Ty just stared in disbelief at his father.
Samuel clasped his hands together. “If you came back now, it would have great impact, fabulous resonance. All would be forgotten as soon as you reappeared and started making films again.”
Cammie couldn’t believe it. “Gayle committed suicide. She killed herself and her baby. Ty’s baby,” she told him intensely. “And just when that all came crashing down on him, he learned his father had been having an affair with his woman, and that, furthermore, the baby might be his father’s. And all you can say is that his return would have fabulous resonance?”
“I don’t need your sarcasm,” Samuel declared.
“Get out,” Ty growled.
Cammie, once started, couldn’t be stopped. “It’s an ugly, tawdry tale! And you don’t seem to grasp its significance. You contributed so much to Ty’s reasons for leaving, and now you just think everything’s ‘all better’! You want him to come back, so he should come back. End of story!”
“Stay out of this, Camilla,” Samuel warned.
“Your son has a battered soul, Mr. Stovall, and he’s spent a lot of years trying to mend it,” Cammie stated tautly. “Whatever your reasons for coming here, they’re clearly not in Ty’s best interest.”
“Get out,” Ty ordered again, staring his father down. “You remind me of every reason why I left.”
“Tyler, there’s more.”
There’s more…
The words were prophetic. She’d heard them from Ty’s own mouth, and they, too, had involved Gayle. The tragedy of her death haunted like the notes of a half-remembered song.
“I don’t care what it is.” Ty moved toward the door, his stern, steady gaze silently inviting his fath
er to accompany him.
Sam, however, took no notice of his son’s warning. He remained where he sat, albeit tensely, as if he knew he was pushing too hard. “Even though the police have put the case to rest, I’m afraid there’s been some interest by the press.”

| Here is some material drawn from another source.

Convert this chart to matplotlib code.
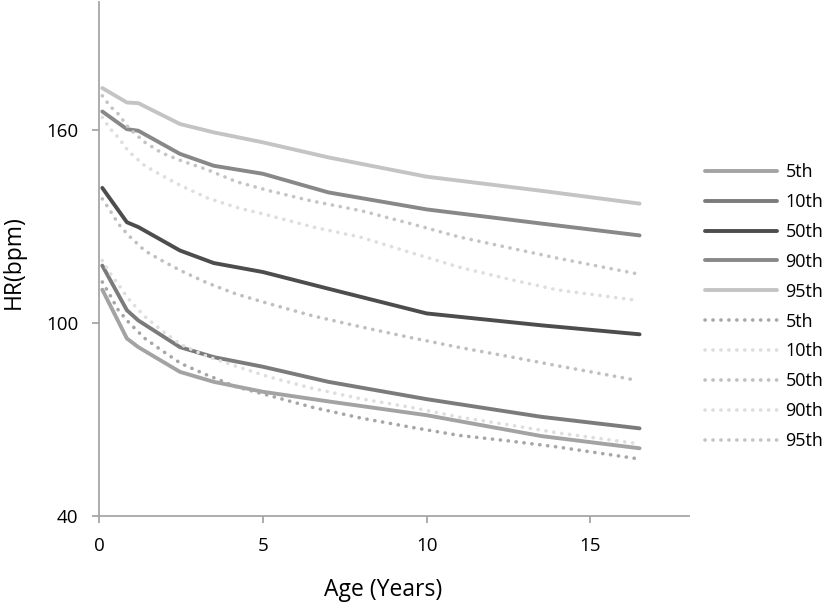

“Oh, God…” Ty shook his head in disbelief. “Why would you think I would ever want to come back?”
Cammie’s heart sank. Any good she’d done, any bit of encouragement to get Ty to rethink his reasons for leaving, were being slammed down by Samuel’s story. If Ty’s father had really wanted him to take the role in Rock Bottom, he was burying the chance before it even saw the light of day.
“Do you know what you’ve left behind?” Samuel asked him rhetorically.
“Oh, yes.”
“I don’t think you do. People struggle all their lives for one smidgen of the fame you hold in your hands—and you’re not even trying!”
“Fame—or her perception of its worth—destroyed Gayle,” Ty stated flatly. “If either you or I had been a—small-time real estate speculator in a Canadian coastal town, say”—his eyes glinted with ironic humor—“then she would not have hitched her wagon to our stars. Simple.”
Samuel gestured impatiently with one hand. “Gayle was Gayle. It’s over, and that’s it.”
“You just said the press wants to make something of it.”
“Well, of course they do! They’re always scrounging for something. My point is…” He hesitated, as if realizing his next words wouldn’t be taken in the vein he wanted them to be. “My point is that this is an opportune time for you to return.”
“You mean, use this! This publicity!”
Ty’s horror couldn’t be disguised. Cammie, too, felt completely affronted.
“How horrible!” she declared.
“It’s going to be there anyway—the whole publicity,” Sam said with a dismissive shrug. “Don’t you see? This story’s been percolating for ten years. It’s going and going and going, and no matter when you come back, it’ll bite you. I’m just saying that you might as well use it. That’s all.”